◆ WHAT YOU WILL DO
Set the listing down again exactly, please, apart from its pictures.

◆ MATERIAL PROVIDED

━━━━━━━━━━━━━━━━━━━━

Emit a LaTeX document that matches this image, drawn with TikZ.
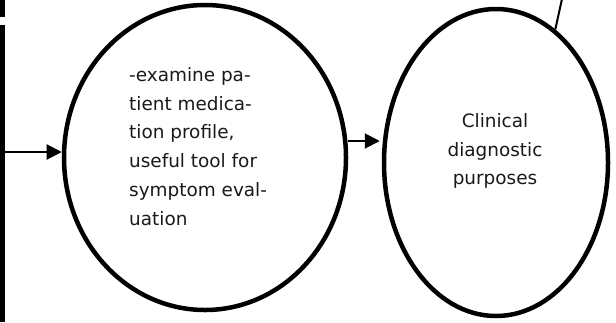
\documentclass[tikz,border=0pt]{standalone}
\usepackage{fontspec}
\setmainfont{DejaVu Sans}
\usetikzlibrary{shapes.geometric,arrows.meta}
\tikzset{
  bubble/.style={ellipse,draw,line width=4.5bp,inner sep=0pt},
  txt/.style={font=\fontsize{18.5}{29}\selectfont,inner sep=0pt,text=black!90},
  conn/.style={line width=2bp,-{Triangle[length=15bp,width=15bp]}},
}
\begin{document}
\begin{tikzpicture}[x=1bp,y=-1bp]
\useasboundingbox (0,0) rectangle (616,322);
% left bar
\fill (0,0) rectangle (4.5,17);
\fill (0,25) rectangle (5,322);
% ellipses
\node[bubble,minimum width=282bp,minimum height=305bp] (e1) at (205,157.5) {};
\node[bubble,minimum width=224bp,minimum height=307bp] (e2) at (496,162.5) {};
% texts
\node[txt,align=left,anchor=north west] (t1) at (129,67)
  {-examine pa-\\tient medica-\\tion profile,\\useful tool for\\symptom eval-\\uation};
\node[txt,align=center] (t2) at (495,151) {Clinical\\diagnostic\\purposes};
% connectors
\coordinate (src) at (5,152);
\coordinate (a2) at (347,141);
\coordinate (topend) at (562,-1);
\draw[conn] (src) -- (src -| e1.west);
\draw[conn] (a2 -| e1.east) -- ([xshift=-2bp]a2 -| e2.west);
\draw[line width=2bp] (e2.66.8) -- (topend);
\end{tikzpicture}
\end{document}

━━━━━━━━━━━━━━━━━━━━

◆ FULL OUTPUT
Emit a LaTeX document that matches this image, drawn with TikZ.
\documentclass[tikz,border=0pt]{standalone}
\usepackage{fontspec}
\setmainfont{DejaVu Sans}
\usetikzlibrary{shapes.geometric,arrows.meta}
\tikzset{
  bubble/.style={ellipse,draw,line width=4.5bp,inner sep=0pt},
  txt/.style={font=\fontsize{18.5}{29}\selectfont,inner sep=0pt,text=black!90},
  conn/.style={line width=2bp,-{Triangle[length=15bp,width=15bp]}},
}
\begin{document}
\begin{tikzpicture}[x=1bp,y=-1bp]
\useasboundingbox (0,0) rectangle (616,322);
% left bar
\fill (0,0) rectangle (4.5,17);
\fill (0,25) rectangle (5,322);
% ellipses
\node[bubble,minimum width=282bp,minimum height=305bp] (e1) at (205,157.5) {};
\node[bubble,minimum width=224bp,minimum height=307bp] (e2) at (496,162.5) {};
% texts
\node[txt,align=left,anchor=north west] (t1) at (129,67)
  {-examine pa-\\tient medica-\\tion profile,\\useful tool for\\symptom eval-\\uation};
\node[txt,align=center] (t2) at (495,151) {Clinical\\diagnostic\\purposes};
% connectors
\coordinate (src) at (5,152);
\coordinate (a2) at (347,141);
\coordinate (topend) at (562,-1);
\draw[conn] (src) -- (src -| e1.west);
\draw[conn] (a2 -| e1.east) -- ([xshift=-2bp]a2 -| e2.west);
\draw[line width=2bp] (e2.66.8) -- (topend);
\end{tikzpicture}
\end{document}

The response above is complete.